> [Excerpted records]

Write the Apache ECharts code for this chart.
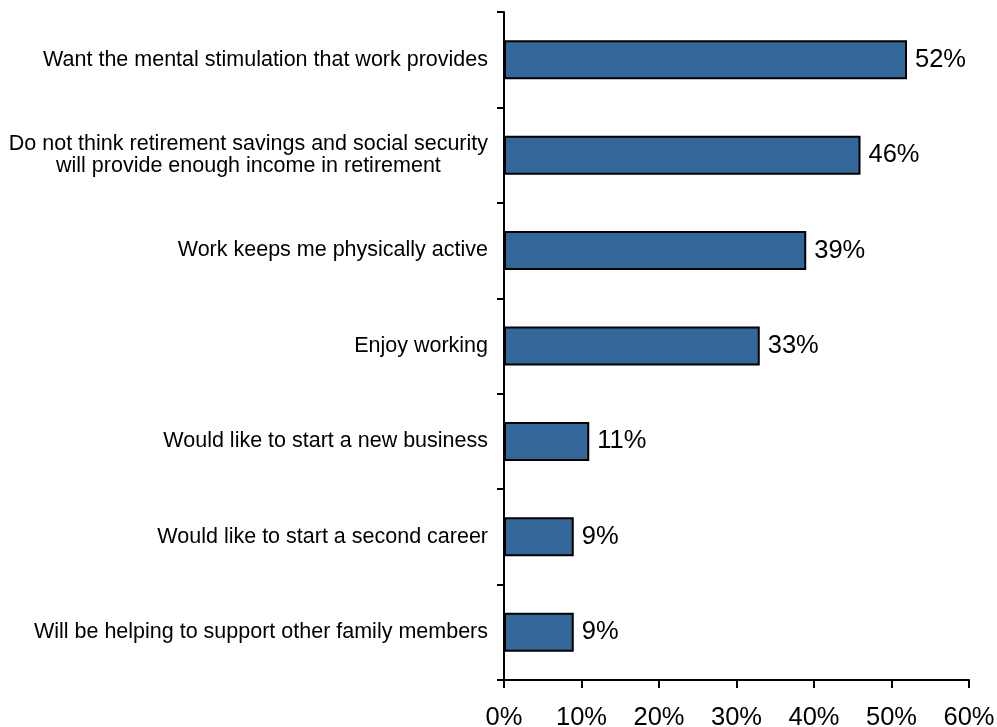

==

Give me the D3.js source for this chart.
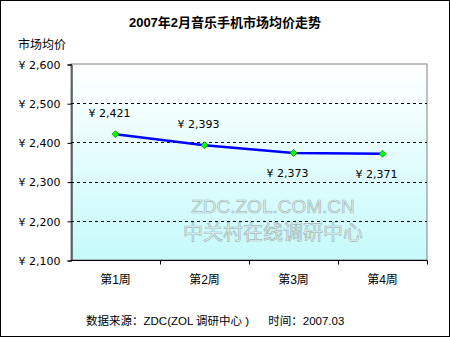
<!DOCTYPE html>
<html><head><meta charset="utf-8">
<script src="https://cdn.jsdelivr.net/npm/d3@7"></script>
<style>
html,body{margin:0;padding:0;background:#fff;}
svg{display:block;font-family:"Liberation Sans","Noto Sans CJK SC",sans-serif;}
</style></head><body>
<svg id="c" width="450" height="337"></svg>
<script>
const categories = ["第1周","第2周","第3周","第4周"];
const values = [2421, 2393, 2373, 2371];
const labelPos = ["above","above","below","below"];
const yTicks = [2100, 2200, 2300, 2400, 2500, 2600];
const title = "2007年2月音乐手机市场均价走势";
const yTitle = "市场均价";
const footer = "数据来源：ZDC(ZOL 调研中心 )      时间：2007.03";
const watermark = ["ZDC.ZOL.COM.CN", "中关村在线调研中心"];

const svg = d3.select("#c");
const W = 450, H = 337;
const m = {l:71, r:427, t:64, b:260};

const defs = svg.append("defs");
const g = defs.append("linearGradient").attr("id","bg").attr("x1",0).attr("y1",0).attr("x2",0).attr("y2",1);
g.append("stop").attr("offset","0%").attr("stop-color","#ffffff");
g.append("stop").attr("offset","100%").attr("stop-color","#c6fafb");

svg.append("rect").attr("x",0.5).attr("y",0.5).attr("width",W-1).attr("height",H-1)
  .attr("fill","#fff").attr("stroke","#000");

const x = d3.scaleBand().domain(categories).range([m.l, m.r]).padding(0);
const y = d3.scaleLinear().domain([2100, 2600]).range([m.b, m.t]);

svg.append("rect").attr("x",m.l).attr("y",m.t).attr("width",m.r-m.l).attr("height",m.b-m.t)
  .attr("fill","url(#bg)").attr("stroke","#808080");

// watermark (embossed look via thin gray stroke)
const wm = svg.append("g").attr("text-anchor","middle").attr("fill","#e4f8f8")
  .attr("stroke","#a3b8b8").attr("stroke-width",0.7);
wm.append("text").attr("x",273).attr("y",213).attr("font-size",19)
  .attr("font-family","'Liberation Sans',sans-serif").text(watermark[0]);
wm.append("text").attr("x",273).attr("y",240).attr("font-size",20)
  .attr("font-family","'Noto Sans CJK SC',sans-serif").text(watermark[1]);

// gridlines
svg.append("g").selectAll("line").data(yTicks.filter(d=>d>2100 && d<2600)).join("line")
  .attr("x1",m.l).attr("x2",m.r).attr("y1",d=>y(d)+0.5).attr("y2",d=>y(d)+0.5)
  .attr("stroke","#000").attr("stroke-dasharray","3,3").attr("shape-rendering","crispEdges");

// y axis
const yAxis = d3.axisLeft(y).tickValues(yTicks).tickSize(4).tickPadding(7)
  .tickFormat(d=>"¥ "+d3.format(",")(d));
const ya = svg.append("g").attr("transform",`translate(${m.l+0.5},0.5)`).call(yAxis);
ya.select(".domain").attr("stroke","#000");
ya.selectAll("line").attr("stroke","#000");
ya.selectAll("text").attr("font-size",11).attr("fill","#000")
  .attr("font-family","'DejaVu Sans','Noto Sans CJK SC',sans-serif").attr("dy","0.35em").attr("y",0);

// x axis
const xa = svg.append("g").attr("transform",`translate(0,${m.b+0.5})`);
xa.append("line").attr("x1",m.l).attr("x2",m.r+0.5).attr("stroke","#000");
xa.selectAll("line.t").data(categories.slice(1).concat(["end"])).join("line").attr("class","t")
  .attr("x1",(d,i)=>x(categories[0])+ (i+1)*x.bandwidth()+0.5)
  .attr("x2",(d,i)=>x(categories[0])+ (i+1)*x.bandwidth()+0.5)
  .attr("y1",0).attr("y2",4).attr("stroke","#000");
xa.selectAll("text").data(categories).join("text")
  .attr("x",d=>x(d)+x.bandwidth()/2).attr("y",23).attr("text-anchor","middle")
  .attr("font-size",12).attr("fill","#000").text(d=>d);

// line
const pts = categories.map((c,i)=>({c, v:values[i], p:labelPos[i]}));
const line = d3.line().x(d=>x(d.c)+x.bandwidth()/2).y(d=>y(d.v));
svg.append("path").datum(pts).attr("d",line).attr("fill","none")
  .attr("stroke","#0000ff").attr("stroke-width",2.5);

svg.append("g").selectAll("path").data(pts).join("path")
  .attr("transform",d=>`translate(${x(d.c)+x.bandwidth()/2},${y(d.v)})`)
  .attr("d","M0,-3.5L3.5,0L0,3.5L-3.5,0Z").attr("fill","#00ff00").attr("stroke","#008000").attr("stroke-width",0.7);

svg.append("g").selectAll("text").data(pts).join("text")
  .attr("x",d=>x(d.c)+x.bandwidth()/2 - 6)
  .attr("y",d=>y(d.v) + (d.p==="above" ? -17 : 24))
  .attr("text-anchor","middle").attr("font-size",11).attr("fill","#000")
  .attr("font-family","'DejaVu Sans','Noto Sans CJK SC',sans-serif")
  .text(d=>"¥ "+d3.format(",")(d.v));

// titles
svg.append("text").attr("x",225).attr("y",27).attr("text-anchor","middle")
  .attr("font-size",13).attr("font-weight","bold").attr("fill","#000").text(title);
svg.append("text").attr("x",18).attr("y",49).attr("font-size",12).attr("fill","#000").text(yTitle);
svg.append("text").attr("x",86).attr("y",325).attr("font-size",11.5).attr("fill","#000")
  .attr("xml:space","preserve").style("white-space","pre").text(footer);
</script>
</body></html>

> [Task description] Copy out every line of the listing that includes the string "chart".

> [Response]
Write the Apache ECharts code for this chart.
Give me the D3.js source for this chart.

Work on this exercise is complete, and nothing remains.